Showing posts with label business model. Show all posts
Showing posts with label business model. Show all posts

Wednesday, May 13, 2015

Expanding Beyond Your Core Business Model

History is laden with examples of businesses that have broadened their repertoire of products and services, yielding both remarkable successes and monumental failures. On the other hand, there is really no such thing as “playing it safe.” Just as many companies have foundered by deviating too far, too fast from their traditional business model, others have lost their edge by hewing too closely to convention, like old dogs that failed to learn new tricks. A famous example of the latter is Smith-Corona, which by the 1980s had firmly established itself as the world’s premier manufacturer of typewriters, only to watch its signal technology fade into obsolescence due to the advancement of the personal computer.

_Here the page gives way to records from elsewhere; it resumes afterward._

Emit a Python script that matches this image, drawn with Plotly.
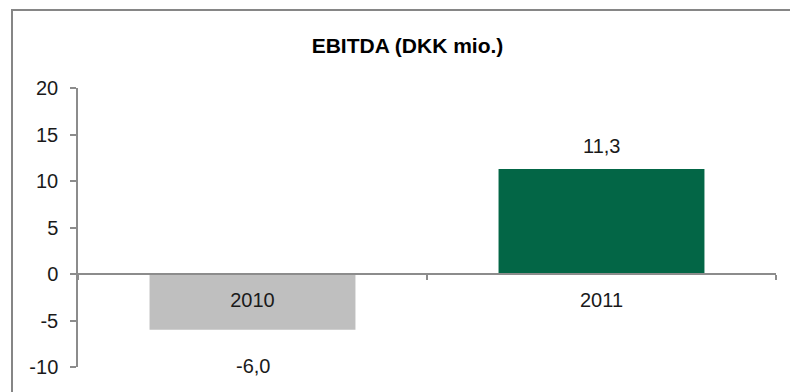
import plotly.graph_objects as go

# EBITDA per year, DKK millions
years = ["2010", "2011"]
ebitda = [-6.0, 11.3]
bar_colors = ["#BFBFBF", "#036646"]

y_ticks = [-10, -5, 0, 5, 10, 15, 20]
y_min, y_max = -10, 20

FONT = "Liberation Sans, Arial, sans-serif"
AXIS_GREY = "#8C8C8C"

fig = go.Figure()
fig.add_trace(go.Bar(
    x=years,
    y=ebitda,
    marker=dict(color=bar_colors, line=dict(width=0)),
    hoverinfo="skip",
))

# value labels, comma as decimal separator (x given as category index)
for i, v in enumerate(ebitda):
    fig.add_annotation(
        x=i, y=v,
        text=f"{v:.1f}".replace(".", ","),
        showarrow=False,
        yanchor="middle",
        yshift=23 if v >= 0 else -36,
        font=dict(family=FONT, size=20, color="#1A1A1A"),
    )

W, H = 790, 392
m_l, m_r, m_t, m_b = 78, 14, 88, 25
plot_w = W - m_l - m_r
plot_h = H - m_t - m_b

# outer chart frame (left and top edges visible)
fx0 = (12 - m_l) / plot_w
fy1 = 1 + (m_t - 10) / plot_h
fig.add_shape(type="rect", xref="paper", yref="paper",
              x0=fx0, x1=1.2, y0=-0.3, y1=fy1,
              line=dict(color="#868686", width=2), layer="below")

fig.update_layout(
    width=W, height=H,
    margin=dict(l=m_l, r=m_r, t=m_t, b=m_b),
    paper_bgcolor="white",
    plot_bgcolor="white",
    showlegend=False,
    bargap=0.41,
    title=dict(
        text="<b>EBITDA (DKK mio.)</b>",
        x=407.5 / W, xanchor="center",
        y=1 - 46 / H, yanchor="middle",
        font=dict(family=FONT, size=21, color="#000000"),
    ),
    font=dict(family=FONT, size=20, color="#1A1A1A"),
    xaxis=dict(
        type="category",
        categoryorder="array", categoryarray=years,
        range=[-0.5, len(years) - 0.5],
        anchor="free",
        position=(0 - y_min) / (y_max - y_min),
        showline=True, linecolor=AXIS_GREY, linewidth=1.5,
        ticks="outside", ticklen=5, tickcolor=AXIS_GREY, tickwidth=1.5,
        tickson="boundaries",
        tickangle=0,
        ticklabelstandoff=8,
        showgrid=False, zeroline=False,
        tickfont=dict(family=FONT, size=20, color="#1A1A1A"),
        fixedrange=True,
    ),
    yaxis=dict(
        range=[y_min, y_max],
        tickvals=y_ticks,
        ticktext=[str(t) for t in y_ticks],
        showline=True, linecolor=AXIS_GREY, linewidth=1.5,
        ticks="outside", ticklen=6, tickcolor=AXIS_GREY, tickwidth=1.5,
        ticklabelstandoff=8,
        showgrid=False, zeroline=False,
        tickfont=dict(family=FONT, size=20, color="#1A1A1A"),
        fixedrange=True,
    ),
)

fig.write_html("out.html", config={"displayModeBar": False})
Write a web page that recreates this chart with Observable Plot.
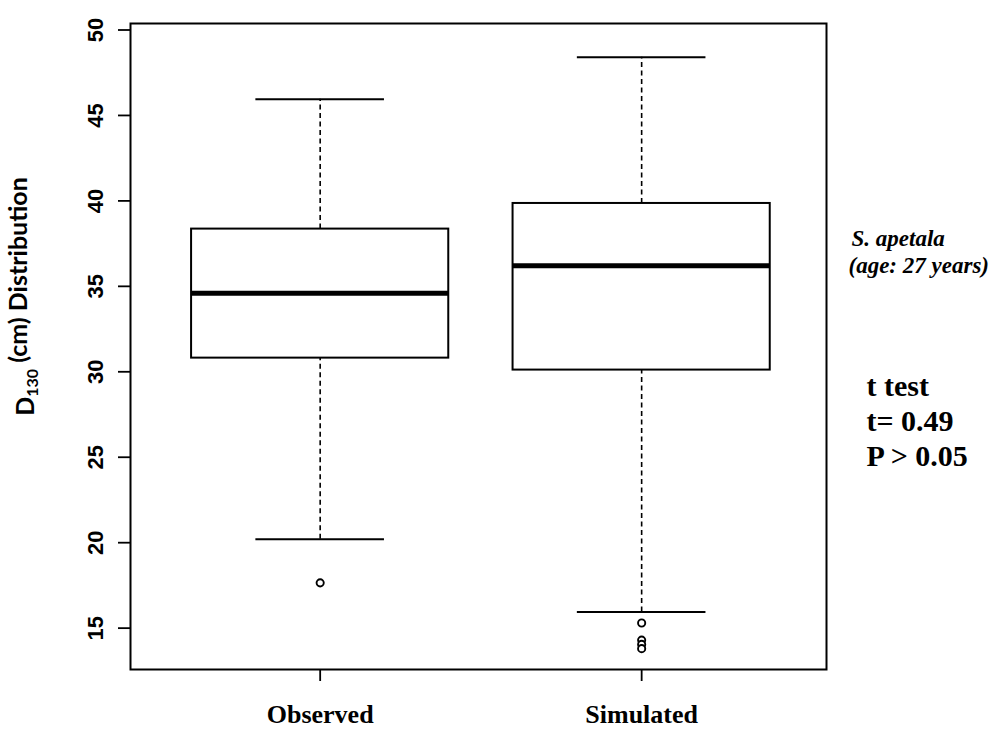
<!DOCTYPE html>
<html>
<head>
<meta charset="utf-8">
<script src="https://cdn.jsdelivr.net/npm/d3@7"></script>
<script src="https://cdn.jsdelivr.net/npm/@observablehq/plot@0.6"></script>
<style>
  html, body { margin: 0; padding: 0; background: #fff; }
  #chart svg { display: block; }
</style>
</head>
<body>
<div id="chart"></div>
<script>
// ---- data ----
const groups = ["Observed", "Simulated"];
const q1 = [30.8, 30.1];
const medians = [34.6, 36.2];
const q3 = [38.35, 39.85];
const whiskerLow = [20.2, 15.95];
const whiskerHigh = [45.95, 48.4];
const outlierGroup = ["Observed", "Simulated", "Simulated", "Simulated", "Simulated"];
const outlierValue = [17.65, 15.3, 14.3, 14.05, 13.8];
const yTicks = [15, 20, 25, 30, 35, 40, 45, 50];
const yLabel = "D130 (cm) Distribution";
const speciesLine = "S. apetala";
const ageLine = "(age: 27 years)";
const testLines = ["t test", "t= 0.49", "P > 0.05"];

// ---- tables built from the arrays ----
const boxes = groups.map((g, i) => ({
  g, pos: i + 1, q1: q1[i], med: medians[i], q3: q3[i], lo: whiskerLow[i], hi: whiskerHigh[i]
}));
const outliers = outlierGroup.map((g, i) => ({ pos: groups.indexOf(g) + 1, v: outlierValue[i] }));

const HALF = 0.4, STAPLE = 0.2;
const serif = "Liberation Serif, Times New Roman, serif";

const chart = Plot.plot({
  width: 1003,
  height: 729,
  marginLeft: 130,
  marginRight: 177,
  marginTop: 23,
  marginBottom: 60,
  style: { background: "white", color: "black" },
  x: { type: "linear", domain: [0.41, 2.575] },
  y: { domain: [12.58, 50.38] },
  marks: [
    // whiskers (dashed)
    Plot.ruleX(boxes, { x: "pos", y1: "q3", y2: "hi", stroke: "black", strokeWidth: 1.6, strokeDasharray: "5,3.5" }),
    Plot.ruleX(boxes, { x: "pos", y1: "lo", y2: "q1", stroke: "black", strokeWidth: 1.6, strokeDasharray: "5,3.5" }),
    // staples
    Plot.ruleY(boxes, { y: "hi", x1: d => d.pos - STAPLE, x2: d => d.pos + STAPLE, stroke: "black", strokeWidth: 2 }),
    Plot.ruleY(boxes, { y: "lo", x1: d => d.pos - STAPLE, x2: d => d.pos + STAPLE, stroke: "black", strokeWidth: 2 }),
    // boxes
    Plot.rect(boxes, { x1: d => d.pos - HALF, x2: d => d.pos + HALF, y1: "q1", y2: "q3", fill: "white", stroke: "black", strokeWidth: 2 }),
    // medians
    Plot.ruleY(boxes, { y: "med", x1: d => d.pos - HALF, x2: d => d.pos + HALF, stroke: "black", strokeWidth: 5 }),
    // outliers
    Plot.dot(outliers, { x: "pos", y: "v", r: 3.6, stroke: "black", strokeWidth: 1.9, fill: "white" }),
    // frame
    Plot.frame({ stroke: "black", strokeWidth: 2 }),
    // axes
    Plot.axisY({
      ticks: yTicks, tickSize: 12, tickPadding: 23, tickRotate: -90,
      textAnchor: "middle", lineAnchor: "middle",
      fontSize: 22, fontWeight: "bold", fontFamily: "Liberation Sans, Arial, sans-serif",
      strokeWidth: 1.8, label: null
    }),
    Plot.axisX({
      ticks: groups.map((g, i) => i + 1), tickFormat: d => groups[d - 1],
      tickSize: 12, tickPadding: 23, fontSize: 26, fontFamily: serif, fontWeight: "bold",
      strokeWidth: 1.8, label: null
    }),
    // y title
    Plot.text([yLabel], {
      frameAnchor: "left", dx: -105, dy: -50, rotate: -90,
      textAnchor: "middle", lineAnchor: "middle",
      fontSize: 25, fontWeight: "bold", fontFamily: "Lato, Open Sans, sans-serif"
    }),
    // annotations on the right
    Plot.text([speciesLine], {
      frameAnchor: "top-right", dx: 25, dy: 215, textAnchor: "start", lineAnchor: "middle",
      fontSize: 23, fontWeight: "bold", fontStyle: "italic", fontFamily: serif
    }),
    Plot.text([ageLine], {
      frameAnchor: "top-right", dx: 22, dy: 242, textAnchor: "start", lineAnchor: "middle",
      fontSize: 23, fontWeight: "bold", fontStyle: "italic", fontFamily: serif
    }),
    Plot.text([testLines[0]], {
      frameAnchor: "top-right", dx: 40, dy: 363, textAnchor: "start", lineAnchor: "middle",
      fontSize: 30, fontWeight: "bold", fontFamily: serif
    }),
    Plot.text([testLines[1]], {
      frameAnchor: "top-right", dx: 40, dy: 398, textAnchor: "start", lineAnchor: "middle",
      fontSize: 30, fontWeight: "bold", fontFamily: serif
    }),
    Plot.text([testLines[2]], {
      frameAnchor: "top-right", dx: 40, dy: 433, textAnchor: "start", lineAnchor: "middle",
      fontSize: 30, fontWeight: "bold", fontFamily: serif
    })
  ]
});

document.getElementById("chart").appendChild(chart);

// subscript "130" in the y title
d3.select(chart).selectAll("text").each(function () {
  const t = d3.select(this);
  if (t.text() === yLabel) {
    t.text(null);
    t.append("tspan").text("D");
    t.append("tspan").attr("dy", "0.3em").attr("font-size", "16px").text("130");
    t.append("tspan").attr("dy", "-0.45em").text(" (cm) Distribution");
  }
});
</script>
</body>
</html>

Of course, the prospect of expanding a business model is daunting, and the temptation of risk-aversion is strong. But the choice to “stick with the core” entails its own risks. There are no guarantees. But there are strategies companies can employ that will enhance the probability of a successful transition or expansion.

Assess your current capabilities. Where does your business excel? What can you do better?

If you’re running a profitable business already, it’s a sign that your clientele values what you have to offer. Take the time to realistically determine your strengths and weaknesses as an organization, and where they stack up against your major competitors. Equally important, stay abreast of any new techniques, technologies, and business opportunities that your competitors may be exploring.

In his influential book Understanding Media, cultural analyst Marshall McLuhan advanced the thesis that technology—including tools, vehicles, and furniture (which he broadly defines as “media”)—are effective extensions of the human body and mind, geared toward a particular purpose. Using this concept as a framework for analysis, we can infer that a successful transition from one medium to another requires organizations to first recognize a distinction between what they provide, and the means (media) by which they provide it.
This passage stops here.